By Max Meyers, Registered Valuer
“Boom” is the new headline on The Professionals sales signage and it aptly describes the dramatic 21% increase in values for the region that as taken Wellington by surprise.
The dramatic switch occurred in October last year when the Reserve Bank’s Loan to Value Ratio (LVR) rules changed. The effect was almost overnight as can be seen in the comparison graph below with Auckland inflation rates decreasing and Wellington increasing from that point.
The scramble for Wellington properties has seen with big turnouts for open homes, large numbers of offers on properties, and the very aggressive buying.
There seems to be some easing of this trend in recent weeks but the metrics still point to a strong market with above average numbers of sales, faster than average selling times and low levels of property listing available for sale.
We expect this to continue for a short time but Wellington will inevitably follow Auckland trends within 6 months, as the cause of the change is the same but Wellington does not have a shortage of housing to the same extent, and because it has not experienced the long period of inflation, there is a lower risk of declining values.
The Auckland market has turned around, with fewer sales taking place, longer selling times and value increases trending down as shown in the graph. This is the trend for most 2016, indicating demand is falling which is not evident if we just look at prices. Barfoot and Thompson, (Auckland’s largest Real Estate Company) have also reported the least number of sales for 6 years.
Also we note a recent ASB property buyer confidence survey that suggests a majority of buyers are now thinking it is a bad time to invest.
Add to this the recent increases to longer term mortgage interest rates, which will be an important influence as higher prices are supported by the low cost of borrowing.
This will be more noticeable when rates significantly increase. On a $400,000 mortgage, a 1% interest rate increase from 4.5% to 5.5%, on the same repayment amount means you can borrow $32,000 less.
The suddenness of the change in Wellington suggests it is an increase in investors and speculators rather than home owners looking for property. The rental market is a more reliable gauge of a shortage of houses and rentals are increasing only modestly so far.
Without doubt more houses are needed for a growing population, but demand has been unduly influenced by investors and speculators who have amped up prices forcing out those with real housing needs.

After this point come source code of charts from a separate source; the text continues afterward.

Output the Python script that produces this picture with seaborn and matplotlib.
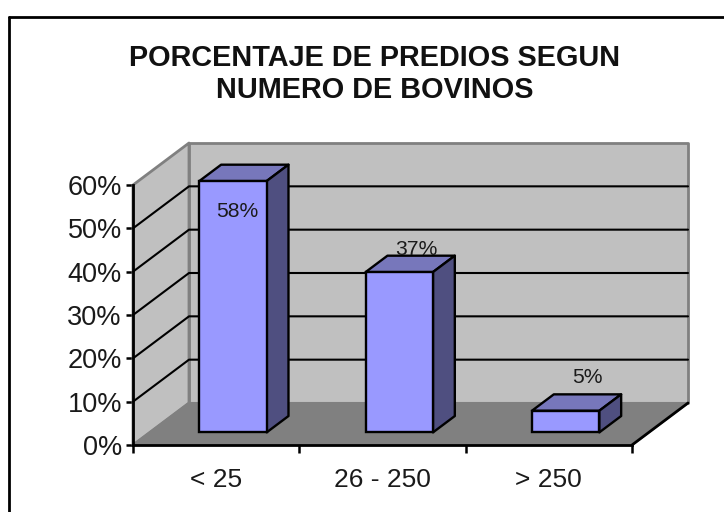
import matplotlib
matplotlib.use("Agg")
import matplotlib.pyplot as plt
import seaborn as sns
from matplotlib.lines import Line2D
from matplotlib.patches import Polygon

categories = ["< 25", "26 - 250", "> 250"]
values = [58, 37, 5]
value_labels = ["58%", "37%", "5%"]
y_ticks = [0, 10, 20, 30, 40, 50, 60]
title = "PORCENTAJE DE PREDIOS SEGUN\nNUMERO DE BOVINOS"

WALL = "#c0c0c0"
FLOOR = "#808080"
FRONT = "#9999ff"
TOP = "#7777bb"
SIDE = "#4f4f80"

W, H = 724, 512
sns.set_theme(style="white")
plt.rcParams["font.family"] = ["Liberation Sans", "DejaVu Sans"]

fig = plt.figure(figsize=(W / 100, H / 100), dpi=100)
# axes = front plane of the 3d box
left, right, top, bottom = 133, 632, 185, 445
ax = fig.add_axes([left / W, 1 - bottom / H, (right - left) / W, (bottom - top) / H])

df = {"cat": categories, "val": values}
sns.barplot(data=df, x="cat", y="val", width=0.405, color=FRONT, saturation=1,
            edgecolor="black", linewidth=1.7, zorder=6, ax=ax)
ax.set_xlim(-0.5, 2.5)
ax.set_ylim(0, 60)

# depth of the box, in data units
dx = 56 / ((right - left) / 3)
dy = 42 / ((bottom - top) / 60)


def proj(x, y, d):
    return (x + d * dx, y + d * dy)


def face(pts, color, lw=1.7, ec="black", z=6):
    ax.add_patch(Polygon(pts, closed=True, fc=color, ec=ec, lw=lw, zorder=z,
                         clip_on=False, joinstyle="round"))


x0, x1 = ax.get_xlim()
y_max = y_ticks[-1]
# walls and floor
face([proj(x0, 0, 0), proj(x0, 0, 1), proj(x0, y_max, 1), proj(x0, y_max, 0)], WALL, 2, FLOOR, 1)
face([proj(x0, 0, 1), proj(x1, 0, 1), proj(x1, y_max, 1), proj(x0, y_max, 1)], WALL, 2, FLOOR, 1)
face([proj(x0, 0, 0), proj(x1, 0, 0), proj(x1, 0, 1), proj(x0, 0, 1)], FLOOR, 1.5, FLOOR, 2)

for t in y_ticks[1:-1]:
    ax.plot(*zip(proj(x0, t, 0), proj(x0, t, 1), proj(x1, t, 1)), color="black", lw=1.5,
            zorder=3, clip_on=False)
ax.plot(*zip(proj(x1, 0, 0), proj(x1, 0, 1)), color="black", lw=2, zorder=3, clip_on=False)

# push the bars into the box and add top and side faces
d0, d1 = 0.3, 0.69
for bar in ax.patches:
    if bar.get_zorder() != 6 or bar.get_height() == 0:
        continue
    xa = bar.get_x()
    xb = xa + bar.get_width()
    h = bar.get_height()
    bar.set_x(proj(xa, 0, d0)[0])
    bar.set_y(proj(xa, 0, d0)[1])
    bar.set_clip_on(False)
    face([proj(xa, h, d0), proj(xb, h, d0), proj(xb, h, d1), proj(xa, h, d1)], TOP, z=5)
    face([proj(xb, 0, d0), proj(xb, 0, d1), proj(xb, h, d1), proj(xb, h, d0)], SIDE, z=5)

# labels
label_offsets = [(21, -17.5), (33.5, 35.5), (38.5, 45.5)]
for i, (v, lab, off) in enumerate(zip(values, value_labels, label_offsets)):
    ax.annotate(lab, (i, v), xytext=(off[0] * 0.72, off[1] * 0.72), textcoords="offset points",
                ha="center", va="center", fontsize=15.2, color="#1a1a1a", zorder=8)

ax.set_yticks(y_ticks)
ax.set_yticklabels([f"{t}%" for t in y_ticks])
ax.set_xlabel("")
ax.set_ylabel("")
ax.set_xticks([-0.5, 0.5, 1.5, 2.5])
ax.set_xticklabels([])
ax.tick_params(axis="y", length=5, width=1.8, color="black", labelsize=19.5, pad=3,
               labelcolor="#1a1a1a", left=True)
ax.tick_params(axis="x", length=6, width=1.8, color="black", bottom=True)
for i, c in enumerate(categories):
    ax.annotate(c, (i, 0), xytext=(0, -25.5), textcoords="offset points", ha="center", va="center",
                fontsize=19, color="#1a1a1a", annotation_clip=False)

sns.despine(ax=ax, top=True, right=True)
ax.patch.set_alpha(0)
for s in ["left", "bottom"]:
    ax.spines[s].set_color("black")
    ax.spines[s].set_linewidth(2)
    ax.spines[s].set_zorder(4)

fig.text(375 / W, 1 - 74 / H, title, ha="center", va="center", fontsize=20.8, fontweight="bold",
         color="#111111", linespacing=1.17)

# chart frame
fig.add_artist(Line2D([9 / W, 9 / W], [0, 1 - 17 / H], color="black", lw=2))
fig.add_artist(Line2D([9 / W, 1], [1 - 17 / H, 1 - 17 / H], color="black", lw=2))

fig.savefig("out.png", dpi=100)
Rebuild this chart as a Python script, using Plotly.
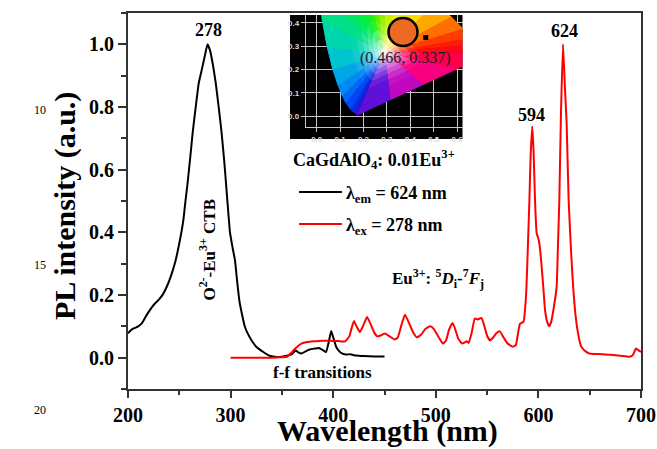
import math
import plotly.graph_objects as go

# ---------------- data ----------------
ex_wl = [200, 203, 206, 210, 214, 218, 222, 226, 230, 234, 238, 242, 246, 250, 254, 256, 258, 261, 263,
         266, 269, 272, 275, 277.5, 280, 283, 285.5, 288, 291, 294, 296.8, 299.4, 302, 304.3, 306.5,
         308.5, 311, 314, 317, 320.5, 325, 331.9, 338, 345, 350, 355, 360, 363.5, 366, 369, 373, 377,
         382, 386, 390, 393, 396, 398, 400, 403, 406, 409, 413, 417, 420, 425, 430, 440, 450]
ex_int = [0.078, 0.088, 0.094, 0.100, 0.112, 0.135, 0.155, 0.172, 0.185, 0.202, 0.228, 0.262, 0.305,
          0.365, 0.440, 0.500, 0.555, 0.650, 0.717, 0.800, 0.877, 0.920, 0.965, 1.000, 0.980, 0.930,
          0.877, 0.810, 0.725, 0.620, 0.503, 0.400, 0.350, 0.310, 0.240, 0.183, 0.140, 0.098, 0.075,
          0.055, 0.035, 0.018, 0.006, 0.002, 0.003, 0.006, 0.012, 0.023, 0.017, 0.013, 0.020, 0.026,
          0.029, 0.031, 0.024, 0.018, 0.055, 0.085, 0.065, 0.034, 0.020, 0.013, 0.010, 0.011, 0.008,
          0.006, 0.005, 0.004, 0.004]

em_wl = [300, 320, 340, 348, 355, 359, 363, 369, 375, 381, 390, 397, 405, 411.5, 415.7, 418, 420.3,
         423, 426, 429, 433, 436, 440, 443, 447, 450.5, 455, 460, 463, 467, 470, 474, 478, 481.5, 486,
         490, 494.5, 498, 502, 507, 510, 513, 516.4, 519, 522, 525.5, 528, 530, 532, 535, 538, 541,
         544.5, 547, 550, 553, 556, 559, 562.5, 566, 570, 575, 578, 580, 582, 585.5, 588, 590, 591.2,
         592.5, 594, 595.3, 596.7, 598.3, 600, 601.5, 603.2, 605, 606.5, 608.5, 610.6, 612.5, 615,
         617.8, 619, 620.4, 622, 624, 626, 627.5, 629.5, 632, 634, 635.7, 638, 640, 642, 646, 650, 655,
         663, 670, 680, 689, 692, 695, 697, 700]
em_int = [0.0, 0.0, 0.0, 0.001, 0.003, 0.015, 0.029, 0.045, 0.050, 0.052, 0.054, 0.054, 0.053, 0.052,
          0.068, 0.095, 0.117, 0.098, 0.082, 0.100, 0.130, 0.110, 0.080, 0.068, 0.072, 0.077, 0.068,
          0.058, 0.065, 0.110, 0.137, 0.110, 0.080, 0.065, 0.075, 0.092, 0.100, 0.092, 0.070, 0.045,
          0.055, 0.090, 0.111, 0.090, 0.060, 0.045, 0.048, 0.052, 0.047, 0.080, 0.125, 0.122, 0.127,
          0.105, 0.070, 0.055, 0.065, 0.078, 0.084, 0.065, 0.045, 0.035, 0.040, 0.075, 0.108, 0.115,
          0.200, 0.380, 0.500, 0.650, 0.738, 0.660, 0.503, 0.397, 0.380, 0.350, 0.290, 0.215, 0.151,
          0.115, 0.100, 0.115, 0.160, 0.226, 0.350, 0.503, 0.780, 1.000, 0.850, 0.750, 0.500, 0.330,
          0.220, 0.151, 0.090, 0.055, 0.034, 0.020, 0.013, 0.012, 0.011, 0.009, 0.006, 0.003, 0.008,
          0.029, 0.025, 0.018]

x_ticks = [200, 300, 400, 500, 600, 700]
y_ticks = [0.0, 0.2, 0.4, 0.6, 0.8, 1.0]
x_title = "Wavelength (nm)"
y_title = "PL intensity (a.u.)"

# CIE 1931 chromaticity boundary (spectral locus + purple line) for the inset
cie_x = [0.1741, 0.1566, 0.1440, 0.1241, 0.1096, 0.0913, 0.0687, 0.0454, 0.0235, 0.0082, 0.0039,
         0.0139, 0.0743, 0.1547, 0.2296, 0.3016, 0.3731, 0.4441, 0.5125, 0.5752, 0.6270, 0.6658,
         0.6915, 0.7190, 0.7347, 0.5946, 0.4544, 0.3143]
cie_y = [0.0050, 0.0177, 0.0297, 0.0578, 0.0868, 0.1327, 0.2007, 0.2950, 0.4127, 0.5384, 0.6548,
         0.7502, 0.8338, 0.8059, 0.7543, 0.6923, 0.6245, 0.5547, 0.4866, 0.4242, 0.3725, 0.3340,
         0.3083, 0.2809, 0.2653, 0.2002, 0.1352, 0.0701]
cie_col = ['#3010d0', '#1020e0', '#0038f0', '#0058f8', '#0078f8', '#0098f0', '#00b8e0', '#00d0c0',
           '#00dc98', '#00e478', '#00ea58', '#00f040', '#10f020', '#40f000', '#80f000', '#b0f000',
           '#e0f000', '#fff000', '#ffc000', '#ff9000', '#ff5000', '#ff2800', '#ff1010', '#ff0020',
           '#ff0030', '#ff0060', '#f000a0', '#9010e0']
white_pt = (0.29, 0.27)
cie_point = (0.466, 0.337)
cie_ticks_x = [0.0, 0.1, 0.2, 0.3, 0.4, 0.5, 0.6]
cie_ticks_y = [0.0, 0.1, 0.2, 0.3, 0.4]

# ---------------- helpers (pixel -> paper) ----------------
L, R, T, B = 128, 16, 13, 60
W, H = 657, 449
def px(x):
    return (x - L) / (W - L - R)
def py(y):
    return (H - B - y) / (H - T - B)

SERIF = "Liberation Serif"
fig = go.Figure()

fig.add_trace(go.Scatter(x=ex_wl, y=ex_int, mode="lines", line=dict(color="black", width=2, shape="spline", smoothing=0.4),
                         showlegend=False, hoverinfo="skip"))
fig.add_trace(go.Scatter(x=em_wl, y=em_int, mode="lines", line=dict(color="#ff0000", width=2, shape="spline", smoothing=0.4),
                         showlegend=False, hoverinfo="skip"))

# ---------------- inset CIE diagram ----------------
def hex2rgb(h):
    h = h.lstrip('#')
    return [int(h[i:i + 2], 16) for i in (0, 2, 4)]

def mix(c, w):
    m = [round(c[i] * (1 - w) + 255 * w) for i in range(3)]
    return "rgb(%d,%d,%d)" % tuple(m)

rings = [1.0, 0.85, 0.7, 0.56, 0.44, 0.34, 0.25, 0.17, 0.1, 0.04, 0.0]
wx, wy = white_pt
n = len(cie_x)
for i in range(n):
    j = (i + 1) % n
    ca, cb = hex2rgb(cie_col[i]), hex2rgb(cie_col[j])
    cmid = [(ca[k] + cb[k]) / 2 for k in range(3)]
    dist = (math.hypot(cie_x[i] - wx, cie_y[i] - wy) + math.hypot(cie_x[j] - wx, cie_y[j] - wy)) / 2
    for r in range(len(rings) - 1):
        s0, s1 = rings[r], rings[r + 1]
        d = (s0 + s1) / 2 * dist
        wgt = max(0.0, 1 - d / 0.15) ** 1.6
        col = mix(cmid, wgt)
        qx = [wx + s0 * (cie_x[i] - wx), wx + s0 * (cie_x[j] - wx), wx + s1 * (cie_x[j] - wx), wx + s1 * (cie_x[i] - wx)]
        qy = [wy + s0 * (cie_y[i] - wy), wy + s0 * (cie_y[j] - wy), wy + s1 * (cie_y[j] - wy), wy + s1 * (cie_y[i] - wy)]
        fig.add_trace(go.Scatter(x=qx + [qx[0]], y=qy + [qy[0]], xaxis="x2", yaxis="y2", mode="lines",
                                 fill="toself", fillcolor=col, line=dict(color=col, width=1),
                                 showlegend=False, hoverinfo="skip"))

fig.add_trace(go.Scatter(x=[cie_point[0]], y=[cie_point[1]], xaxis="x2", yaxis="y2", mode="markers",
                         marker=dict(symbol="square", size=5, color="black"), showlegend=False, hoverinfo="skip"))

shapes = []
# black inset background
shapes.append(dict(type="rect", xref="paper", yref="paper", x0=px(290), x1=px(462.5), y0=py(139), y1=py(15),
                   fillcolor="black", line=dict(width=0), layer="below"))
# orange sample circle
shapes.append(dict(type="circle", xref="paper", yref="paper", x0=px(388.5), x1=px(417.5), y0=py(46), y1=py(18),
                   fillcolor="#ec6a24", line=dict(color="black", width=2.5), layer="above"))
# legend lines
shapes.append(dict(type="line", xref="x", yref="y", x0=366.7, x1=408.5, y0=0.529, y1=0.529,
                   line=dict(color="black", width=2)))
shapes.append(dict(type="line", xref="x", yref="y", x0=366.7, x1=408.5, y0=0.4266, y1=0.4266,
                   line=dict(color="#ff0000", width=2)))

ann = []
def A(text, x, y, size=18, xref="x", yref="y", xanchor="center", yanchor="middle", angle=0, color="black", family=SERIF):
    ann.append(dict(text=text, x=x, y=y, xref=xref, yref=yref, xanchor=xanchor, yanchor=yanchor,
                    textangle=angle, showarrow=False, font=dict(family=family, size=size, color=color)))

A("<b>278</b>", 278, 1.047)
A("<b>594</b>", 592.8, 0.775)
A("<b>624</b>", 625.4, 1.041)
A("<b>O<sup>2-</sup>-Eu<sup>3+</sup> CTB</b>", 277, 0.345, size=17, angle=-90)
A("<b>f-f transitions</b>", 390, -0.047, size=17)
A("<b>Eu<sup>3+</sup>: <sup>5</sup><i>D</i><sub>i</sub>-<sup>7</sup><i>F</i><sub>j</sub></b>", 502, 0.254, size=17)
A("<b>CaGdAlO<sub>4</sub>: 0.01Eu<sup>3+</sup></b>", 359.0, 0.631, size=18, xanchor="left")
A("<b>λ<sub>em</sub> = 624 nm</b>", 410.5, 0.522, size=18, xanchor="left")
A("<b>λ<sub>ex</sub> = 278 nm</b>", 410.5, 0.420, size=18, xanchor="left")
A("(0.466, 0.337)", px(405.5), py(58), size=16, xref="paper", yref="paper", color="#1c1c2c")
# axis titles
A("<b>%s</b>" % x_title, px(387), py(431), size=30, xref="paper", yref="paper")
A("<b>%s</b>" % y_title, px(65), py(206), size=30, xref="paper", yref="paper", angle=-90)
# manuscript line numbers
for t, yy in (("10", 110), ("15", 265), ("20", 410)):
    A(t, px(40), py(yy), size=12, xref="paper", yref="paper")

axis_col = "#333333"
fig.update_layout(
    width=W, height=H,
    margin=dict(l=L, r=R, t=T, b=B, autoexpand=False),
    paper_bgcolor="white", plot_bgcolor="rgba(0,0,0,0)",
    font=dict(family=SERIF, color="black"),
    shapes=shapes, annotations=ann, showlegend=False,
    xaxis=dict(range=[200, 700], tickvals=x_ticks, ticks="outside", ticklen=7, tickwidth=2, tickcolor=axis_col,
               showline=True, linecolor=axis_col, linewidth=2, mirror=True, showgrid=False, zeroline=False,
               automargin=False,
               minor=dict(dtick=50, ticks="outside", ticklen=4, tickwidth=1.5, tickcolor=axis_col),
               tickfont=dict(family=SERIF, size=20, weight="bold")),
    yaxis=dict(range=[-0.1, 1.1], tickvals=y_ticks, tickformat=".1f", ticks="outside", ticklen=8, tickwidth=2,
               tickcolor=axis_col, showline=True, linecolor=axis_col, linewidth=2, mirror=True, showgrid=False,
               zeroline=False, automargin=False,
               minor=dict(dtick=0.1, tick0=0, ticks="outside", ticklen=5, tickwidth=1.5, tickcolor=axis_col),
               tickfont=dict(family=SERIF, size=20, weight="bold")),
    xaxis2=dict(domain=[px(305.7), px(462.5)], anchor="y2", range=[-0.047, 0.623], tickvals=cie_ticks_x,
                tickformat=".1f", showgrid=True, gridcolor="#c8c8c8", gridwidth=1, zeroline=False, automargin=False,
                showline=True, linecolor="#c8c8c8", linewidth=1, ticks="outside", ticklen=4, tickcolor="#c8c8c8",
                tickfont=dict(family="Liberation Sans", size=8, color="#dddddd", weight="bold")),
    yaxis2=dict(domain=[py(127.3), py(15)], anchor="x2", range=[-0.048, 0.433], tickvals=cie_ticks_y,
                tickformat=".1f", showgrid=True, gridcolor="#c8c8c8", gridwidth=1, zeroline=False, automargin=False,
                showline=True, linecolor="#c8c8c8", linewidth=1, ticks="outside", ticklen=4, tickcolor="#c8c8c8",
                tickfont=dict(family="Liberation Sans", size=8, color="#dddddd", weight="bold")),
)

fig.write_html("out.html", config={"displayModeBar": False},
               post_script="document.body.style.margin='0';document.body.style.padding='0';")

Investment in property is essential to creating supply to meet the needs of a growing population, but speculative investment has a real risk when prices stop going up. At this point there is no further reason to hold property (no capital gain and very low rental returns), and the smart money will sell out to realise gains. This will be the correction phase, the first signs being less sales and slower selling times and reducing property inflation rates.
It will be some time before prices start to decline but by hold off to avoid making a loss, the reverse of the buying quickly before prices go up. For Wellington, the volume, time to sell, and price increases indicate there is still an upside, but the reverse is indicated for Auckland.
With a huge increase in investment home supply is increasing quickly (particularly in Auckland, but also in Wellington) and will continue to grow over the next few years. If the early indications outlined above are true, demand may already be easing and with supply increasing, we could be at the turning point for a typical boom/bust cycle
Big increases in property values have occurred throughout the Wellington region, but effects vary between locations and types of property. Notable variations are:
- Lifestyle properties with an average increase closer to 5%.
- Rental properties having very high increases of 30% to 70%.
- Vacant section sales having lower than average increase at an average of 14%.
- Low value increases for older apartments – 10% to 20%.
- Pre 1940 dwellings had average increases over 30%.
- Older ownership flats had slightly above average increases – 24% to 28%.
- Low increases in: Eastbourne, Central Wellington, Pinehaven,Mana, Paekakarki, and Pukerua Bay.
- High increases in: Alicetown/Moera, Mt Victoria, Porirua East/Ranui Heights, Taita, Waiwhetu/Fairfield/Waterloo.
The Auckland market has passed its peak in value increase in Oct 2015. The rate has been falling most of the year but the rate is still a healthy 13.8%. The number of sales peaked in March 2015 and numbers have fallen and are now consistently less that the same time in 2015. The time to sell is now at 33 days, consistently longer than in 2015, and trending up.
Wellington has had an average increase of 21% compared to 1.7% the same time last year. The metrics for Wellington suggest the market remains strong with an above average number of sales, low stock and listing numbers, and well below average selling times at 26 days.
High demand enables all types of property to sell and be recycled and this can be an ideal time to move on. Properties are now, on average, worth noticeably more than in the previous peak in 2007 and those that have put plans of moving or downsizing will now find they have considerably more equity than at this time last year.
The average Wellington home is now $65,000 to $140,000 more than it was last year. Waiting to get the most out of the market is a natural inclination but when the market turns properties are more difficult to sell. So if you have thought about a change, this could be an opportune time.
New building has never looked so good. It’s the supply and availability of builders that is a constraint. Pricing is now more favourable compared to existing properties, and in many areas, older homes have gone up in price to a greater extent than new and near new homes.